There Goes the Pineapple Man!

Last week two people I know from the internet, plus one of them brought his cousin, came to visit and with my boyfriend’s roommate we all went to a Type O Negative show Wednesday night. I was pretty tired by the end of the week, what with all the company we had here, but it was a good time.

About the show: I was kind of disappointed, although I still had a good time hanging with everybody. I saw them three years ago at the Granada in Lawrence, when they were touring for World Coming Down, and they were just about the best live show I’d ever seen. The show lasted about forever, and I was deaf for like a day afterward. The crowd was enthusiastic, but not annoying or shitty, and although the opening bands sucked pretty bad for the most part, it was a great experience. I liked them more after the show than I had before.

This show was a little different. For starters, the Beaumont was filled with annoying Kansas City goths, like this one chick in red vinyl whose side tittyfat rolls were actually larger than her breasts themselves, and this slightly balding mid thirties guy in black lace and vinyl. If you know anything at all about Type O Negative, you’re probably thinking that an obnoxious goth turnout is kind of an obvious given with any live performance of this band. I guess it’s just that Lawrence doesn’t have quite the population of goths who care enough about being goth to bother dressing up for functions like this, possibly because Lawrence’s demographic consists primarily of a) hippies and b) people who are just trying to get through college and mind their own business. This in mind, I think the main problem I had with enjoying the show was the crowd, which consisted of approximately eight decent people—including us—and one hundred million fruitcakes in black vinyl each trying to prove to Peter Steele that they were his only true fan in Kansas City.
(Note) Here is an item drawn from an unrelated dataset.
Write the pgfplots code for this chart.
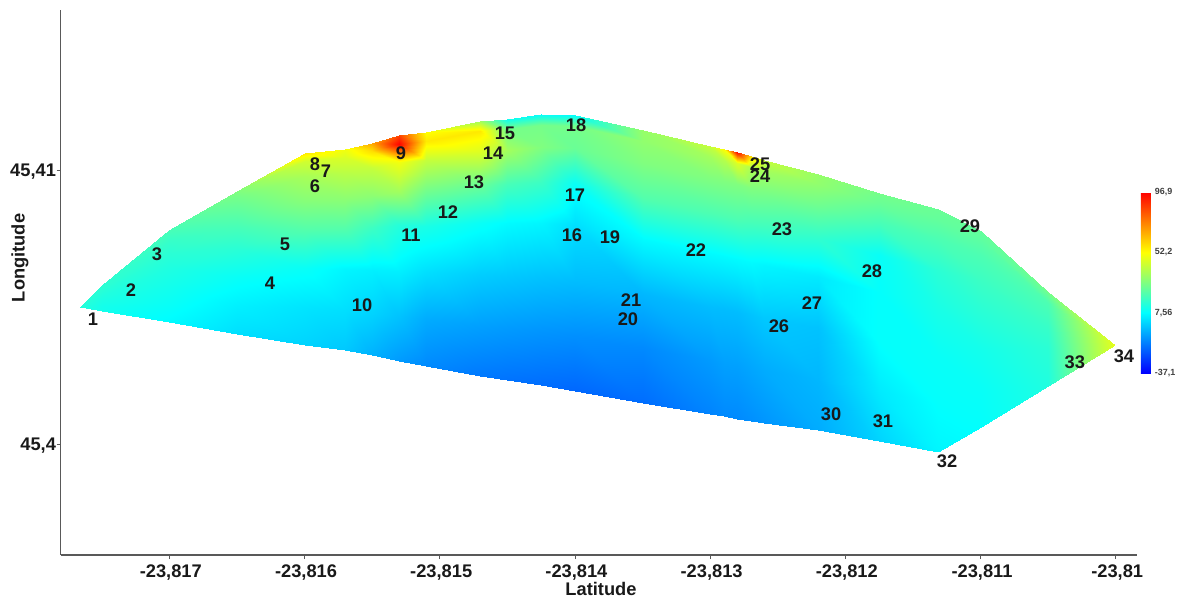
\documentclass[border=0pt]{standalone}
\usepackage{pgfplots}
\pgfplotsset{compat=1.18}
\usepackage{fontspec}
\setmainfont{Liberation Sans}
\definecolor{txt}{gray}{0.1}
\begin{document}
\begin{tikzpicture}
\useasboundingbox (-45.5pt,-33pt) rectangle (839.5pt,416.25pt);
\begin{axis}[
  at={(0,0)},anchor=south west,
  scale only axis,width=807.2pt,height=408.75pt,
  xmin=-7.805,xmax=0.156,ymin=-0.405,ymax=1.584,
  axis x line=bottom,axis y line=left,
  axis line style={-,draw=black!65,line width=1.1pt},
  tick style={draw=black!65,line width=0.7pt},
  tick align=outside,major tick length=3pt,
  xtick={-7,-6,-5,-4,-3,-2,-1,0},
  xticklabels={{-23,817},{-23,816},{-23,815},{-23,814},{-23,813},{-23,812},{-23,811},{-23,81}},
  ytick={0,1},yticklabels={{45,4},{45,41}},
  ticklabel style={font=\fontsize{13.7pt}{15pt}\selectfont\bfseries,text=txt},
  xticklabel style={yshift=-1pt,xshift=1pt},
  yticklabel style={xshift=3pt,yshift=-1pt},
  xlabel={Latitude},ylabel={Longitude},
  xlabel style={at={(axis description cs:0.502,-0.062)},anchor=center,font=\fontsize{13.7pt}{15pt}\selectfont\bfseries,text=txt},
  ylabel style={at={(axis description cs:-0.0378,0.545)},anchor=center,font=\fontsize{13.7pt}{15pt}\selectfont\bfseries,text=txt},
  colormap={rep}{rgb255(0)=(0,0,255) rgb255(1)=(0,255,255) rgb255(2)=(255,255,0) rgb255(3)=(255,0,0)},
  point meta min=-37.1,point meta max=96.9,
  colorbar,
  colorbar style={
    at={(1.0037,0.666)},anchor=north west,
    width=7.5pt,height=135.75pt,
    ymin=-37.1,ymax=96.9,
    ytick={-37.1,7.56,52.2,96.9},
    yticklabels={{-37,1},{7,56},{52,2},{96,9}},
    yticklabel pos=right,
    yticklabel style={font=\fontsize{6.7pt}{8pt}\selectfont\bfseries,text=black!75,xshift=-0.5pt},
    major tick length=0pt,
    axis line style={draw=none},
  },
]
\addplot[surf,shader=interp,mesh/cols=8,point meta=\thisrow{c}] table {
x y c
-7.66 .500 14
-7.66 .500 14
-7.66 .500 14
-7.66 .500 14
-7.66 .500 14
-7.66 .500 14
-7.66 .500 14
-7.66 .500 14

-7.5 .485 11
-7.5 .504 11
-7.5 .523 12
-7.5 .542 13
-7.5 .556 14
-7.5 .569 15
-7.5 .576 15
-7.5 .580 15

-7 .445 7
-7 .512 9
-7 .579 11
-7 .647 13
-7 .697 15
-7 .741 17
-7 .768 19
-7 .781 20

-6.5 .401 2
-6.5 .505 5
-6.5 .610 9
-6.5 .714 15
-6.5 .793 20
-6.5 .860 25
-6.5 .902 28
-6.5 .923 30

-6 .361 0
-6 .501 3
-6 .641 9
-6 .782 22
-6 .887 31
-6 .978 37
-6 1.034 44
-6 1.062 56

-5.7 .343 -2
-5.7 .490 2
-5.7 .637 6
-5.7 .783 22
-5.7 .894 32
-5.7 .989 40
-5.7 1.048 46
-5.7 1.077 50

-5.5 .325 -6
-5.5 .480 0
-5.5 .635 5
-5.5 .789 18
-5.5 .906 32
-5.5 1.006 42
-5.5 1.068 58
-5.5 1.099 68

-5.3 .303 -10
-5.3 .468 -3
-5.3 .633 5
-5.3 .798 14
-5.3 .922 36
-5.3 1.029 50
-5.3 1.095 96
-5.3 1.128 85

-5.1 .285 -13
-5.1 .456 -7
-5.1 .627 2
-5.1 .797 12
-5.1 .926 28
-5.1 1.037 42
-5.1 1.105 56
-5.1 1.139 52

-4.7 .248 -16
-4.7 .434 -9
-4.7 .620 -1
-4.7 .807 9
-4.7 .946 26
-4.7 1.067 46
-4.7 1.142 56
-4.7 1.179 36

-4.5 .234 -17
-4.5 .424 -10
-4.5 .615 -2
-4.5 .805 7
-4.5 .948 20
-4.5 1.072 36
-4.5 1.148 28
-4.5 1.186 10

-4.25 .215 -18
-4.25 .413 -11
-4.25 .611 -3
-4.25 .808 6
-4.25 .957 18
-4.25 1.085 30
-4.25 1.164 28
-4.25 1.204 8

-4 .193 -19
-4 .395 -12
-4 .596 -4
-4 .798 2
-4 .949 9
-4 1.080 26
-4 1.161 28
-4 1.201 8

-3.5 .150 -18
-3.5 .349 -13
-3.5 .548 -5
-3.5 .748 7
-3.5 .897 22
-3.5 1.026 30
-3.5 1.106 33
-3.5 1.146 34

-3 .109 -14
-3 .305 -10
-3 .501 -4
-3 .696 7
-3 .843 21
-3 .971 30
-3 1.049 36
-3 1.088 42

-2.9 .102 -13
-2.9 .297 -9
-2.9 .492 -4
-2.9 .687 7
-2.9 .833 21
-2.9 .960 30
-2.9 1.038 39
-2.9 1.077 52

-2.8 .091 -13
-2.8 .286 -9
-2.8 .481 -4
-2.8 .676 7
-2.8 .822 21
-2.8 .949 30
-2.8 1.027 46
-2.8 1.066 95

-2.7 .084 -12
-2.7 .277 -8
-2.7 .471 -3
-2.7 .664 7
-2.7 .809 20
-2.7 .935 30
-2.7 1.012 38
-2.7 1.051 58

-2.6 .077 -11
-2.6 .269 -7
-2.6 .461 -2
-2.6 .652 6
-2.6 .796 19
-2.6 .921 29
-2.6 .998 36
-2.6 1.036 42

-2.2 .051 -7
-2.2 .238 -5
-2.2 .425 -3
-2.2 .611 4
-2.2 .752 16
-2.2 .873 27
-2.2 .948 33
-2.2 .985 34

-1.75 .011 0
-1.75 .192 4
-1.75 .373 8
-1.75 .554 8
-1.75 .690 9
-1.75 .807 20
-1.75 .880 26
-1.75 .916 28

-1.315 -.029 6
-1.315 .148 8
-1.315 .326 9
-1.315 .503 12
-1.315 .636 15
-1.315 .752 21
-1.315 .823 25
-1.315 .858 26

-1 .062 8
-1 .205 9
-1 .348 11
-1 .491 15
-1 .598 18
-1 .691 21
-1 .748 24
-1 .777 25

-.5 .212 13
-.5 .281 14
-.5 .349 15
-.5 .418 17
-.5 .469 19
-.5 .514 21
-.5 .541 25
-.5 .555 28

-.01 .361 48
-.01 .361 48
-.01 .361 48
-.01 .361 48
-.01 .361 48
-.01 .361 48
-.01 .361 48
-.01 .361 48
};
\addplot[only marks,mark=none,draw=none,
  nodes near coords,point meta=explicit symbolic,
  every node near coord/.style={anchor=center,inner sep=0pt,text=txt,font=\fontsize{13.7pt}{15pt}\selectfont\bfseries}]
 table[meta=n] {
x y n
-7.566 .456 1
-7.285 .562 2
-7.092 .693 3
-6.257 .588 4
-6.146 .730 5
-5.924 .942 6
-5.842 .996 7
-5.924 1.022 8
-5.288 1.062 9
-5.576 .507 10
-5.214 .763 11
-4.940 .847 12
-4.748 .956 13
-4.607 1.062 14
-4.519 1.135 15
-4.023 .763 16
-4.001 .909 17
-3.993 1.164 18
-3.742 .755 19
-3.609 .456 20
-3.586 .526 21
-3.106 .708 22
-2.470 .785 23
-2.632 .978 24
-2.632 1.022 25
-2.492 .431 26
-2.248 .515 27
-1.804 .631 28
-1.079 .796 29
-2.107 .109 30
-1.723 .084 31
-1.249 -.062 32
-.303 .299 33
.060 .321 34
};
\end{axis}
\end{tikzpicture}
\end{document}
I’m too short to join the crowd at any concert, unless it’s some kind of midget gathering, so my boyfriend’s roommate and I ended up smashed along with one of our internet friends against this rail near the back of the club. I discovered that despite the pain it caused in my ass, I could sit up on the rail and actually see the band decently. I think our internet friend was far too drunk at this point to care much about what anybody but the band was doing, but my boyfriend’s roommate and I spent most of the show pissed off as gradually the entire population of Europe pushed past us, traveling aimlessly around the club for reasons I still can’t figure out. Every seven seconds or so, another misunderstood sad kid in black would make us move so he see if the other side of the room was just as depressing to him as this one. Then there was the ass-rubber guy, who my boyfriend’s roommate and I informally dubbed “Randy” because of his uncanny resemblance to a guy we used to know back home. This guy was drunker than probably anybody else at the show, and was having a jolly old time rubbing his ass against my leg as I sat there on my now incredibly painful perch. Every once in a while I’d grab him firmly by the shoulders and push him forward and away from me, but when this happened he’d turn around and smile in this incredibly friendly way. I was getting pissed, but I seriously did not care to start any kind of altercation because both my boyfriend’s roommate and the internet friend were pretty drunk, and I didn’t want to drag them into a fight over some kind of ass-rubbing misunderstanding. I honestly couldn’t tell whether the guy was intentionally being a jerk, or if he was just so far gone he couldn’t tell that he was pissing me off, so I decided to give him the benefit of a doubt and thankfully he left eventually.

As for the band themselves, they were OK. They didn’t play for long, which was simultaneously disappointing and an enormous relief to me, because I was very uncomfortable and getting really sick of being groped by strangers. I thought it was too bad that they weren’t as kickass as they had been the first time, since I think for the others it was their first time to see Type O live. After the encore we made our way back over to the bar, where the internet friend purchased two of the worst-mixed Long Island Iced Teas I’ve ever seen and shared one with my boyfriend’s roommate. The other internet friend and his cousin met up with us as well, and after some gagging and video golf we managed to get everybody herded out the door with no complication. After that we piled into my car, and the only incident on the way home was a brief and heart-stopping (for me) moment in which the first internet friend didn’t realize that his red and blue flashing cigarette lighter looked just like a set of police lights in my rearview. I yelled at him a little more meanly than I meant to, apologized for losing it, and we eventually made it home, although my boyfriend’s roommate was considerably worse for the wear the next day, probably because he hadn’t eaten prior to getting badly smashed. On the way home the first internet friend and the second internet friend’s cousin dozed in the backseat while the second internet friend and I had a nice, somewhat relaxing chat.

The highlight of the evening for me was when the second internet friend’s cousin saw a bicyclist in Westport who looked very silly because of the giant tall helmet he had on. He said, “There goes the pineapple man!”